The “distinctive product portfolio,” as Concordia puts it,  includes branded pharmaceuticals, injectables and authorized generics that address serious medical conditions in such therapeutic areas as cardiovascular, central nervous system, oncology and acute-care markets.  Key products are Nilandron for the treatment of metastatic prostate cancer, Dibenzyline for the treatment of pheochromocytoma, Lanoxin for the treatment of mild-to-moderate heart failure and atrial fibrillation and Plaquenil for the treatment of lupus and rheumatoid arthritis.
 
In its fourth quarter of 2014, Covis expects to have revenue between $47 millions and $52 million related to the portfolio. Overall for 2014, Covis expects to have revenue between $140 million and $145 million, with a gross profit margin of approximately 90 percent.
 
“Covis’ strong commercial momentum will have an immediate and material impact on our top- and bottom-line financial results,” said Mark Thompson, CEO of Concordia. “In the longer-term, this transaction creates greater scale and diversification for Concordia, which should support the continued execution of our aggressive growth plans,” adding that Concordia believes it can integrate the portfolio it is acquiring into its existing business and leverage its existing infrastructure.

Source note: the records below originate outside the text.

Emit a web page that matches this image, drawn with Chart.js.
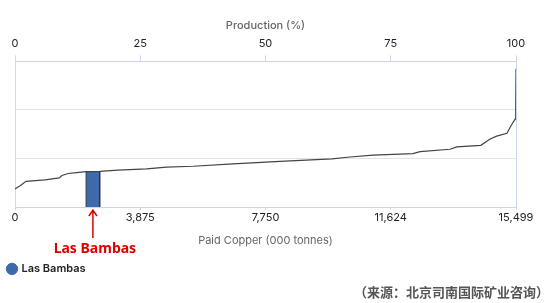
<!DOCTYPE html>
<html>
<head>
<meta charset="utf-8">
<script src="https://cdn.jsdelivr.net/npm/chart.js@4"></script>
<style>
  html, body { margin: 0; padding: 0; background: #fff; }
  .chart-parent { position: relative; width: 549px; height: 303px; }
</style>
</head>
<body>
<div class="chart-parent">
  <canvas id="myChart"></canvas>
</div>
<script>
// cumulative paid copper (000 t) and relative cost of the curve
const cumTonnes = [0, 120, 180, 340, 930, 1370, 1450, 1650, 1910, 2200, 2620, 3190, 4070, 4690, 5510, 6740, 8200, 9810, 10360, 11080, 12310, 12530, 13460, 13670, 14410, 14700, 14900, 15220, 15340, 15470, 15490, 15499];
const unitCost = [0.37, 0.42, 0.45, 0.53, 0.56, 0.60, 0.65, 0.69, 0.71, 0.73, 0.735, 0.76, 0.785, 0.82, 0.84, 0.89, 0.94, 0.99, 1.03, 1.07, 1.10, 1.14, 1.19, 1.24, 1.27, 1.40, 1.46, 1.52, 1.67, 1.81, 1.99, 2.85];

// highlighted mine
const mineName = ['Las Bambas'];
const mineStart = [2200];
const mineEnd = [2620];
const mineCost = [0.73];

const xTicks = [0, 3875, 7750, 11624, 15499];
const pctTicks = [0, 25, 50, 75, 100];

const curve = cumTonnes.map((x, i) => ({ x: x, y: unitCost[i] }));
const mineBox = [
  { x: mineStart[0], y: 0 },
  { x: mineStart[0], y: mineCost[0] },
  { x: mineEnd[0], y: mineCost[0] },
  { x: mineEnd[0], y: 0 }
];

const axisColor = '#ccd6eb';
const mineColor = '#3e6aa9';

const arrowPlugin = {
  id: 'arrowLabel',
  afterDraw(chart) {
    const { ctx, scales, chartArea } = chart;
    const cx = scales.x.getPixelForValue((mineStart[0] + mineEnd[0]) / 2);
    const top = chartArea.bottom + 3;
    const bottom = 238;
    ctx.save();
    ctx.strokeStyle = '#e00000';
    ctx.lineWidth = 1.5;
    ctx.beginPath();
    ctx.moveTo(cx, bottom);
    ctx.lineTo(cx, top);
    ctx.moveTo(cx - 4, top + 6);
    ctx.lineTo(cx, top);
    ctx.lineTo(cx + 4, top + 6);
    ctx.stroke();
    ctx.fillStyle = '#e00000';
    ctx.font = 'bold 14px "Noto Sans", sans-serif';
    ctx.textAlign = 'center';
    ctx.textBaseline = 'middle';
    ctx.fillText(mineName[0], cx + 2, 249);
    ctx.restore();
  }
};

const ctx = document.getElementById('myChart');

const myChart = new Chart(ctx, {
  type: 'line',
  data: {
    datasets: [
      {
        label: 'Cost curve',
        data: curve,
        borderColor: '#444',
        borderWidth: 1.2,
        pointRadius: 0,
        fill: false,
        tension: 0,
        order: 0
      },
      {
        label: mineName[0],
        data: mineBox,
        borderColor: '#1f3354',
        backgroundColor: mineColor,
        borderWidth: 1,
        pointRadius: 0,
        pointStyle: 'circle',
        fill: 'origin',
        tension: 0,
        order: 1
      }
    ]
  },
  plugins: [arrowPlugin],
  options: {
    responsive: true,
    maintainAspectRatio: false,
    animation: false,
    layout: { padding: { top: 19, left: 0, right: 0, bottom: 3 } },
    plugins: {
      tooltip: { enabled: false },
      legend: {
        position: 'bottom',
        align: 'start',
        labels: {
          usePointStyle: true,
          pointStyle: 'circle',
          boxWidth: 8,
          boxHeight: 8,
          padding: 8,
          color: '#222',
          font: { family: 'Inter, Roboto, sans-serif', size: 11, weight: '600' },
          filter: item => item.text === mineName[0],
          generateLabels: chart => Chart.defaults.plugins.legend.labels.generateLabels(chart)
            .map(l => Object.assign(l, { strokeStyle: mineColor, fillStyle: mineColor }))
        }
      },
      subtitle: {
        display: true,
        position: 'bottom',
        align: 'end',
        text: '（来源：北京司南国际矿业咨询）',
        color: '#555',
        font: { family: '"Noto Sans CJK SC", sans-serif', size: 13, weight: 'bold' },
        padding: { top: 0, bottom: 0 }
      }
    },
    scales: {
      x: {
        type: 'linear',
        position: 'bottom',
        min: 0,
        max: 15499,
        afterBuildTicks: s => { s.ticks = xTicks.map(v => ({ value: v })); },
        ticks: {
          color: '#222',
          font: { family: 'Inter, Roboto, sans-serif', size: 11 },
          padding: 1,
          maxRotation: 0,
          callback: v => v.toLocaleString('en-US')
        },
        grid: { drawOnChartArea: false, color: axisColor, tickLength: 3 },
        border: { color: axisColor },
        title: {
          display: true,
          text: 'Paid Copper (000 tonnes)',
          color: '#666',
          font: { family: 'Inter, Roboto, sans-serif', size: 11 },
          padding: { top: 9, bottom: 8 }
        }
      },
      x2: {
        type: 'linear',
        position: 'top',
        min: 0,
        max: 100,
        afterBuildTicks: s => { s.ticks = pctTicks.map(v => ({ value: v })); },
        ticks: {
          color: '#222',
          font: { family: 'Inter, Roboto, sans-serif', size: 11 },
          padding: 5,
          maxRotation: 0
        },
        grid: { drawOnChartArea: false, color: axisColor, tickLength: 6 },
        border: { color: axisColor },
        title: {
          display: true,
          text: 'Production (%)',
          color: '#666',
          font: { family: 'Inter, Roboto, sans-serif', size: 11, weight: '500' },
          padding: { top: 0, bottom: 0 }
        }
      },
      y: {
        type: 'linear',
        position: 'left',
        min: 0,
        max: 3,
        ticks: { display: false, stepSize: 1 },
        grid: { color: '#e3e3e3', drawTicks: false },
        border: { color: '#d8d8d8' },
        afterFit: s => { s.width = 15; }
      },
      y2: {
        type: 'linear',
        position: 'right',
        min: 0,
        max: 3,
        ticks: { display: false },
        grid: { display: false, drawTicks: false },
        border: { color: axisColor },
        afterFit: s => { s.width = 33; }
      }
    }
  }
});
</script>
</body>
</html>
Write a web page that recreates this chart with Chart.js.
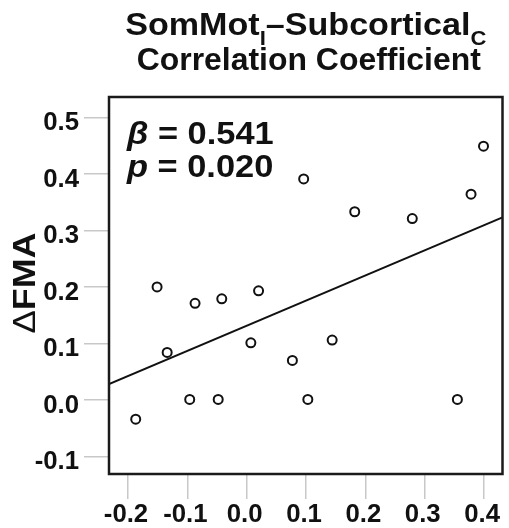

Through the elimination of redundant distribution and various expenses, Concordia expects to recognize immediate synergies of approximately $20 million.
 
Joseph Walewicz, an analyst with Laurentian Bank Securities—who was bullish about the deal and maintained a "Buy" rating in a note to investors—and Douglas Cooper, an analyst with Beacon Securities Ltd. interviewed by Bloomberg Business, made a point of noting that this deal pretty much doubles Concordia's size.
 
The acquisition is structured as an all-cash transaction with a purchase price of $1.2 billion for the portfolio being acquired. Concordia plans to pay for the acquisition through a mix of term loans, bonds and equity. The company is targeting leverage to be below 5x at the closing of the acquisition and expects net leverage to fall to approximately 3x by year-end 2016. The transaction is expected to be more than 50-percent accretive to Concordia’s adjusted earning per share in 2015. The acquisition is expected to close in the second quarter of 2015.
 
Concordia’s primary focus is on legacy pharmaceutical products, orphan drugs and medical devices for the treatment of people with diabetes. Concordia’s legacy pharmaceutical division, Concordia Pharmaceuticals Inc., consists of the ADHD treatment Kapvay (clonidine extended release tablets), head lice treatment Ulesfia (benzyl alcohol), asthma-related medication Orapred ODT (prednisolone sodium phosphate orally disintegrating tablets), irritable bowel syndrome treatment Donnatal (belladonna alkaloids, phenobarbital) and Zonegran (zonisamide) for treatment of partial seizures in adults with epilepsy. Concordia’s specialty healthcare distribution  division, Complete Medical Homecare, distributes medical supplies targeting diabetes and related conditions. Concordia’s orphan drugs division, Concordia Laboratories Inc., manufactures Photofrin, which is marketed by Pinnacle Biologics Inc. in the United States.
 
Covis Pharma S.à.r.l. and Covis Injectables S.à r.l., headquartered in Zug, Switzerland, are subsidiaries of Covis Pharma Holdings S.à r.l., a global specialty pharmaceutical company that will continue operating as a specialty pharmaceutical business following consummation of the transaction.